● **Challenge**
Repeat, exactly and in full, the lines of the listing below, but without any pictures.
════════
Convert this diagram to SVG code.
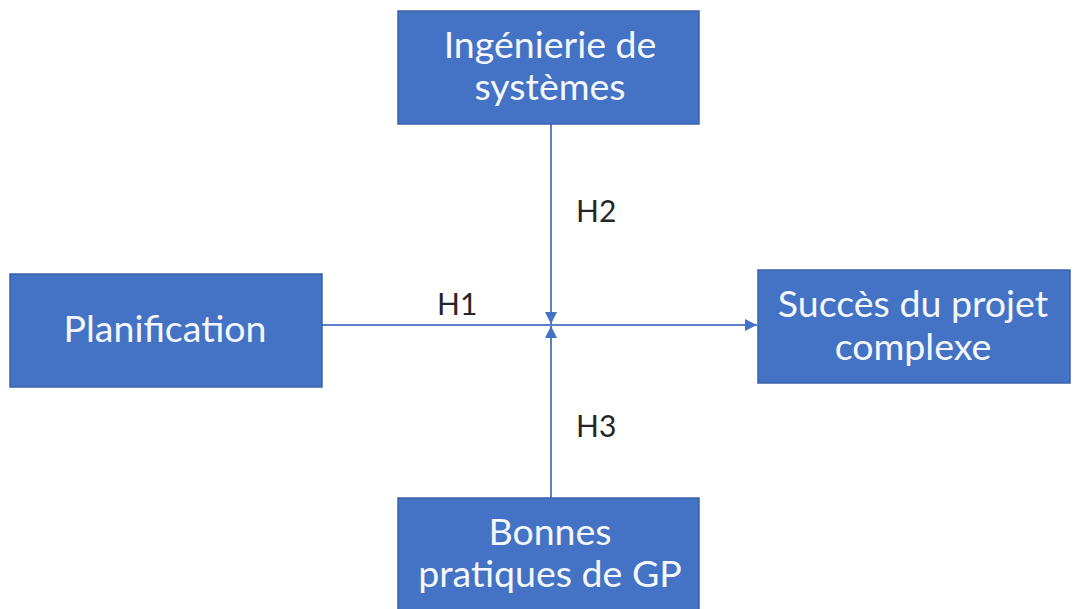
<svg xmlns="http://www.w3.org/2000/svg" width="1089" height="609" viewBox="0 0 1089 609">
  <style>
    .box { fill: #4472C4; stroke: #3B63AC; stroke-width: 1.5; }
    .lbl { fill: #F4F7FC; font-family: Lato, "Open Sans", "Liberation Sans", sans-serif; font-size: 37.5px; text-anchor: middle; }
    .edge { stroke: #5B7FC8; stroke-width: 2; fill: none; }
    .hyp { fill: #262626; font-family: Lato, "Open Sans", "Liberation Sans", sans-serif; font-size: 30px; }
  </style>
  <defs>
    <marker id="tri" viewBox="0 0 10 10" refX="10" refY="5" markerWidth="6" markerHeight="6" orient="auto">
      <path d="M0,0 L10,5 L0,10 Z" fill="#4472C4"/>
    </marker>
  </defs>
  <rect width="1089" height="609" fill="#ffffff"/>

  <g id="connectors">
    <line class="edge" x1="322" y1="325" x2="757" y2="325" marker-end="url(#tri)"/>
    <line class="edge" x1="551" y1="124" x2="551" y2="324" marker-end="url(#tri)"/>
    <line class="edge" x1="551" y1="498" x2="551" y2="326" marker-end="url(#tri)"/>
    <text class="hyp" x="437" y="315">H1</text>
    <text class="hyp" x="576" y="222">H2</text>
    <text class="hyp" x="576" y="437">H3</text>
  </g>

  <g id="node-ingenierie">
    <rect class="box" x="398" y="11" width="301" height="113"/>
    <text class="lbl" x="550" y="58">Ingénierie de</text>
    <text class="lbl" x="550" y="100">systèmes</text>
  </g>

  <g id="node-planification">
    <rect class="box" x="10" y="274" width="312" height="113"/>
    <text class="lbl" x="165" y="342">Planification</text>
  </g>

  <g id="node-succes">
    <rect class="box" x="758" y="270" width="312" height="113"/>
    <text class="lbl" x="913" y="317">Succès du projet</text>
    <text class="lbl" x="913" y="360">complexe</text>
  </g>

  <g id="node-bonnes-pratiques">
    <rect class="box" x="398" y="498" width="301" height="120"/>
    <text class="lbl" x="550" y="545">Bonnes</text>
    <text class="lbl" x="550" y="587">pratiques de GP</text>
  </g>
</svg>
════════
● **Full solution**
Convert this diagram to SVG code.
<svg xmlns="http://www.w3.org/2000/svg" width="1089" height="609" viewBox="0 0 1089 609">
  <style>
    .box { fill: #4472C4; stroke: #3B63AC; stroke-width: 1.5; }
    .lbl { fill: #F4F7FC; font-family: Lato, "Open Sans", "Liberation Sans", sans-serif; font-size: 37.5px; text-anchor: middle; }
    .edge { stroke: #5B7FC8; stroke-width: 2; fill: none; }
    .hyp { fill: #262626; font-family: Lato, "Open Sans", "Liberation Sans", sans-serif; font-size: 30px; }
  </style>
  <defs>
    <marker id="tri" viewBox="0 0 10 10" refX="10" refY="5" markerWidth="6" markerHeight="6" orient="auto">
      <path d="M0,0 L10,5 L0,10 Z" fill="#4472C4"/>
    </marker>
  </defs>
  <rect width="1089" height="609" fill="#ffffff"/>

  <g id="connectors">
    <line class="edge" x1="322" y1="325" x2="757" y2="325" marker-end="url(#tri)"/>
    <line class="edge" x1="551" y1="124" x2="551" y2="324" marker-end="url(#tri)"/>
    <line class="edge" x1="551" y1="498" x2="551" y2="326" marker-end="url(#tri)"/>
    <text class="hyp" x="437" y="315">H1</text>
    <text class="hyp" x="576" y="222">H2</text>
    <text class="hyp" x="576" y="437">H3</text>
  </g>

  <g id="node-ingenierie">
    <rect class="box" x="398" y="11" width="301" height="113"/>
    <text class="lbl" x="550" y="58">Ingénierie de</text>
    <text class="lbl" x="550" y="100">systèmes</text>
  </g>

  <g id="node-planification">
    <rect class="box" x="10" y="274" width="312" height="113"/>
    <text class="lbl" x="165" y="342">Planification</text>
  </g>

  <g id="node-succes">
    <rect class="box" x="758" y="270" width="312" height="113"/>
    <text class="lbl" x="913" y="317">Succès du projet</text>
    <text class="lbl" x="913" y="360">complexe</text>
  </g>

  <g id="node-bonnes-pratiques">
    <rect class="box" x="398" y="498" width="301" height="120"/>
    <text class="lbl" x="550" y="545">Bonnes</text>
    <text class="lbl" x="550" y="587">pratiques de GP</text>
  </g>
</svg>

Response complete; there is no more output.